El Cuzco es una ciudad museo. Debajo de innumerables casas coloniales se han encontrado piezas incas y preíncas después de siglos. Decenas de instituciones privadas, como algunos bancos y hoteles de lujo, enfrentarían serias restricciones si pretendieran hacer alguna modificación arquitectónica en sus locales. Lo mismo les ocurre a los dueños de la mayoría de casonas del centro de la llamada Capital Arqueológica de América: casi todo es intocable. Casi todo es un sitio arqueológico, un monumento histórico, una zona reservada. Es por eso que a veces al Estado no le queda más remedio que expropiar terrenos en los que se hallan tumbas, ceramios, muros de piedra. Y a los dueños de esas propiedades privadas no les queda más que venderlas. Hasta aquí, todo bien. Pero, ¿qué sucede si un día expropian tus terrenos con la promesa de pagarte lo justo y jamás recibes un centavo? ¿Qué haces?

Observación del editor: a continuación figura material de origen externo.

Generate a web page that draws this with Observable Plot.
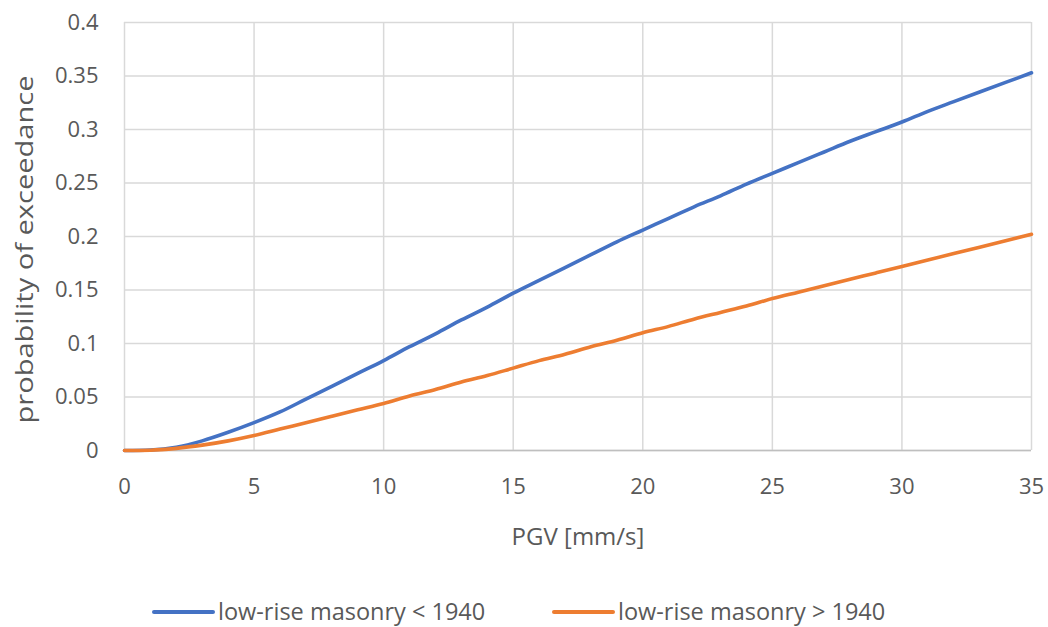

El abogado Lucana se sienta a la mesa junto con los posibles dueños de Machu Picchu y resume en veinte minutos la historia legal de ese terreno. Lo hace con la claridad de un maestro de escuela inicial. Ya a mediados del siglo XVII, cuenta, los sacerdotes agustinos arrendaban el terreno al que Hiram Bingham llegaría casi trescientos años después gracias a dos indios que lo llevaron hasta allí. Dice que años más tarde esas tierras fueron vendidas a un español, que luego regaló el terreno a unos religiosos betlemitas. Ellos fueron los dueños de todas esas hectáreas durante muchas décadas. Entonces el terreno donde aún no se descubría Machu Picchu no despertaba la menor curiosidad ni interés. Los peruanos ni siquiera sospechaban que allí se escondía un santuario que sería la imagen que convencería al planeta de que el Perú realmente existía.

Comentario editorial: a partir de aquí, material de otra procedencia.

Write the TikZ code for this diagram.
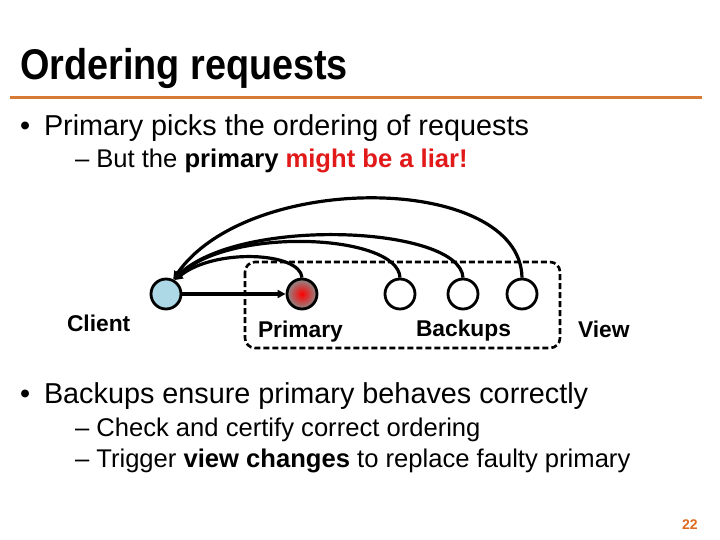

¿Conocería el mundo el país de los Incas si no existieran las postales de Machu Picchu? Tal vez sería como evocar lugares tan remotos como Sri Lanka, Malawi o Qatar: una imagen borrosa, inexacta. Por esa época, llegar hasta allí tomaba varios días a lomo de mula. No había caminos y recorrer la ceja de selva del Cuzco parecía una tarea desalentadora, incluso para el más entusiasta de los exploradores. Sólo los betlemitas, colonos de la fe, sabían soportar largas temporadas perdidos en medio de esa nada verde. Pero estos religiosos se fueron hacia finales del siglo XIX, y entonces una familia de hacendados cuzqueños, los Nadal, inscribieron la propiedad como suya en la recién inaugurada oficina de Registros Públicos del Cuzco.

Nadie podía prever que en el patio trasero de la hacienda de los Nadal, que abarcaba más de veinticinco kilómetros cuadrados entre los ríos Silque y Aobamba, se escondía la más sorprendente ciudadela de piedra que el mundo hubiera conocido. Cuando en 1905 el bisabuelo de los Abrill compró el terreno a los Nadal, no sospechó que estaba haciéndose dueño de un tesoro incalculable. El nuevo propietario era un hombre con suerte. Los Zavaleta recién serían protagonistas de esta trama de compraventa casi cuatro décadas después, cuando adquirieron una gran porción de las tierras de Machu Picchu y, sin saberlo, parte del lío legal que padecen ahora. Ninguna de las dos familias de hacendados imaginaba entonces que en menos de cincuenta años lo perderían todo. Todo menos el cansancio de la esperanza. Todo menos unos añejos documentos que eran –son– sus títulos de propiedad.